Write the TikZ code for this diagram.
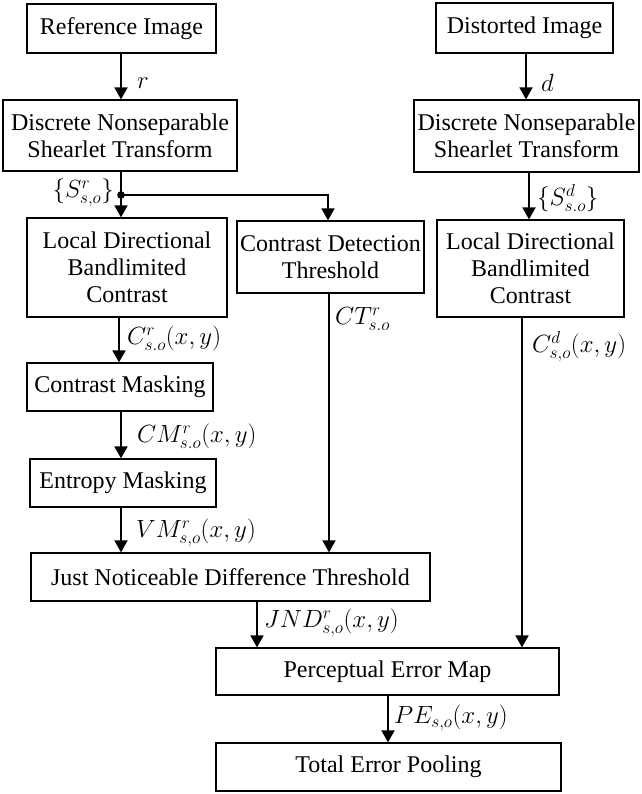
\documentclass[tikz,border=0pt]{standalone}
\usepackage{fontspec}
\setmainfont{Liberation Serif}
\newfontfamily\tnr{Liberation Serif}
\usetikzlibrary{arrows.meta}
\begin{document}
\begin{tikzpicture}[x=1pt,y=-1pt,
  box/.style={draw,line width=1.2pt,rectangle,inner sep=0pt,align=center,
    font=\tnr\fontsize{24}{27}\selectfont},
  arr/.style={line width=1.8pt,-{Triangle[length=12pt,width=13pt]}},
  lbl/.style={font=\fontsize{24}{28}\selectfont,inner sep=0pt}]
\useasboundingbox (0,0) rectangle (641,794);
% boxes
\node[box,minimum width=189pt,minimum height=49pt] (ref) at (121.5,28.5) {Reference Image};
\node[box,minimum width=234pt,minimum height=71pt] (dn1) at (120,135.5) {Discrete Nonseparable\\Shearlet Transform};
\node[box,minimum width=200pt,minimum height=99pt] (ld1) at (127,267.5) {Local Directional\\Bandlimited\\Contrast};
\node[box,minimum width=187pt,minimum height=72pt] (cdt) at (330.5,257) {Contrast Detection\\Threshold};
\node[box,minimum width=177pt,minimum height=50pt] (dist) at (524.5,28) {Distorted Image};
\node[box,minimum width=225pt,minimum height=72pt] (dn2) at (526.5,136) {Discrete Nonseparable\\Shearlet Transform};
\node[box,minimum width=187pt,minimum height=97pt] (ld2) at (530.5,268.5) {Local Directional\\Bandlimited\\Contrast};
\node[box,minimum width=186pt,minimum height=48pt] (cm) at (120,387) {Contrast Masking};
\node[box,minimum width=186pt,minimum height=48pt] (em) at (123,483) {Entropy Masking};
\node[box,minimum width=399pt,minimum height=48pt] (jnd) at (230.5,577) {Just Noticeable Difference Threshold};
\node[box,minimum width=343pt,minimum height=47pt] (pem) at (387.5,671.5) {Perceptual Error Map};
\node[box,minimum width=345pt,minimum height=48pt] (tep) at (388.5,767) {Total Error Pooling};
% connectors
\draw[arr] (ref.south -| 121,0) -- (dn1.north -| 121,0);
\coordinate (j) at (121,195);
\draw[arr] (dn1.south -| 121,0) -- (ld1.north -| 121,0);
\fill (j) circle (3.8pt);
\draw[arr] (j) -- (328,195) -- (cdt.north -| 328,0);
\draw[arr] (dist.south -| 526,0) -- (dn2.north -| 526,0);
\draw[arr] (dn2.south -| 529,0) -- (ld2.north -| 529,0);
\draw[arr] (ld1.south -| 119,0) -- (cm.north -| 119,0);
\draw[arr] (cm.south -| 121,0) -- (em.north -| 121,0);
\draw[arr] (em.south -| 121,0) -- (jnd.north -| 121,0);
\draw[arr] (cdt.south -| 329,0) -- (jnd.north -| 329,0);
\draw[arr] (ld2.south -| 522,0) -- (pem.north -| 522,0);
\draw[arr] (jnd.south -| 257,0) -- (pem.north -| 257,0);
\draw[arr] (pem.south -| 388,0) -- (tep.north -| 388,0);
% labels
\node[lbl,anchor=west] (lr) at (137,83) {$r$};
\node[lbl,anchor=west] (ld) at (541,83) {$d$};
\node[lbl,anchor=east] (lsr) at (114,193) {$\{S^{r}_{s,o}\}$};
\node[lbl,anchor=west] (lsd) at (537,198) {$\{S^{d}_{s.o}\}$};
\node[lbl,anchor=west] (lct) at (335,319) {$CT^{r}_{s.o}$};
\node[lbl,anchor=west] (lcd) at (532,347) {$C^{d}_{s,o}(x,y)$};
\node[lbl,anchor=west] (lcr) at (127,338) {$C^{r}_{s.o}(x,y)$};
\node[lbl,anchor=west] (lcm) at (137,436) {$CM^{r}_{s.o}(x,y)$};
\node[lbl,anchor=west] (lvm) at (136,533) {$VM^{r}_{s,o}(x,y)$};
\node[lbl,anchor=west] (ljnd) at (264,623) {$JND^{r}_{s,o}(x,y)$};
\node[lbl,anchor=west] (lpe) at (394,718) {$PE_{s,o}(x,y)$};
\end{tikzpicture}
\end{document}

Stated goal – Transcribe all of the material exactly, leaving out whatever pictures it contains.

The result –
Write the TikZ code for this diagram.
\documentclass[tikz,border=0pt]{standalone}
\usepackage{fontspec}
\setmainfont{Liberation Serif}
\newfontfamily\tnr{Liberation Serif}
\usetikzlibrary{arrows.meta}
\begin{document}
\begin{tikzpicture}[x=1pt,y=-1pt,
  box/.style={draw,line width=1.2pt,rectangle,inner sep=0pt,align=center,
    font=\tnr\fontsize{24}{27}\selectfont},
  arr/.style={line width=1.8pt,-{Triangle[length=12pt,width=13pt]}},
  lbl/.style={font=\fontsize{24}{28}\selectfont,inner sep=0pt}]
\useasboundingbox (0,0) rectangle (641,794);
% boxes
\node[box,minimum width=189pt,minimum height=49pt] (ref) at (121.5,28.5) {Reference Image};
\node[box,minimum width=234pt,minimum height=71pt] (dn1) at (120,135.5) {Discrete Nonseparable\\Shearlet Transform};
\node[box,minimum width=200pt,minimum height=99pt] (ld1) at (127,267.5) {Local Directional\\Bandlimited\\Contrast};
\node[box,minimum width=187pt,minimum height=72pt] (cdt) at (330.5,257) {Contrast Detection\\Threshold};
\node[box,minimum width=177pt,minimum height=50pt] (dist) at (524.5,28) {Distorted Image};
\node[box,minimum width=225pt,minimum height=72pt] (dn2) at (526.5,136) {Discrete Nonseparable\\Shearlet Transform};
\node[box,minimum width=187pt,minimum height=97pt] (ld2) at (530.5,268.5) {Local Directional\\Bandlimited\\Contrast};
\node[box,minimum width=186pt,minimum height=48pt] (cm) at (120,387) {Contrast Masking};
\node[box,minimum width=186pt,minimum height=48pt] (em) at (123,483) {Entropy Masking};
\node[box,minimum width=399pt,minimum height=48pt] (jnd) at (230.5,577) {Just Noticeable Difference Threshold};
\node[box,minimum width=343pt,minimum height=47pt] (pem) at (387.5,671.5) {Perceptual Error Map};
\node[box,minimum width=345pt,minimum height=48pt] (tep) at (388.5,767) {Total Error Pooling};
% connectors
\draw[arr] (ref.south -| 121,0) -- (dn1.north -| 121,0);
\coordinate (j) at (121,195);
\draw[arr] (dn1.south -| 121,0) -- (ld1.north -| 121,0);
\fill (j) circle (3.8pt);
\draw[arr] (j) -- (328,195) -- (cdt.north -| 328,0);
\draw[arr] (dist.south -| 526,0) -- (dn2.north -| 526,0);
\draw[arr] (dn2.south -| 529,0) -- (ld2.north -| 529,0);
\draw[arr] (ld1.south -| 119,0) -- (cm.north -| 119,0);
\draw[arr] (cm.south -| 121,0) -- (em.north -| 121,0);
\draw[arr] (em.south -| 121,0) -- (jnd.north -| 121,0);
\draw[arr] (cdt.south -| 329,0) -- (jnd.north -| 329,0);
\draw[arr] (ld2.south -| 522,0) -- (pem.north -| 522,0);
\draw[arr] (jnd.south -| 257,0) -- (pem.north -| 257,0);
\draw[arr] (pem.south -| 388,0) -- (tep.north -| 388,0);
% labels
\node[lbl,anchor=west] (lr) at (137,83) {$r$};
\node[lbl,anchor=west] (ld) at (541,83) {$d$};
\node[lbl,anchor=east] (lsr) at (114,193) {$\{S^{r}_{s,o}\}$};
\node[lbl,anchor=west] (lsd) at (537,198) {$\{S^{d}_{s.o}\}$};
\node[lbl,anchor=west] (lct) at (335,319) {$CT^{r}_{s.o}$};
\node[lbl,anchor=west] (lcd) at (532,347) {$C^{d}_{s,o}(x,y)$};
\node[lbl,anchor=west] (lcr) at (127,338) {$C^{r}_{s.o}(x,y)$};
\node[lbl,anchor=west] (lcm) at (137,436) {$CM^{r}_{s.o}(x,y)$};
\node[lbl,anchor=west] (lvm) at (136,533) {$VM^{r}_{s,o}(x,y)$};
\node[lbl,anchor=west] (ljnd) at (264,623) {$JND^{r}_{s,o}(x,y)$};
\node[lbl,anchor=west] (lpe) at (394,718) {$PE_{s,o}(x,y)$};
\end{tikzpicture}
\end{document}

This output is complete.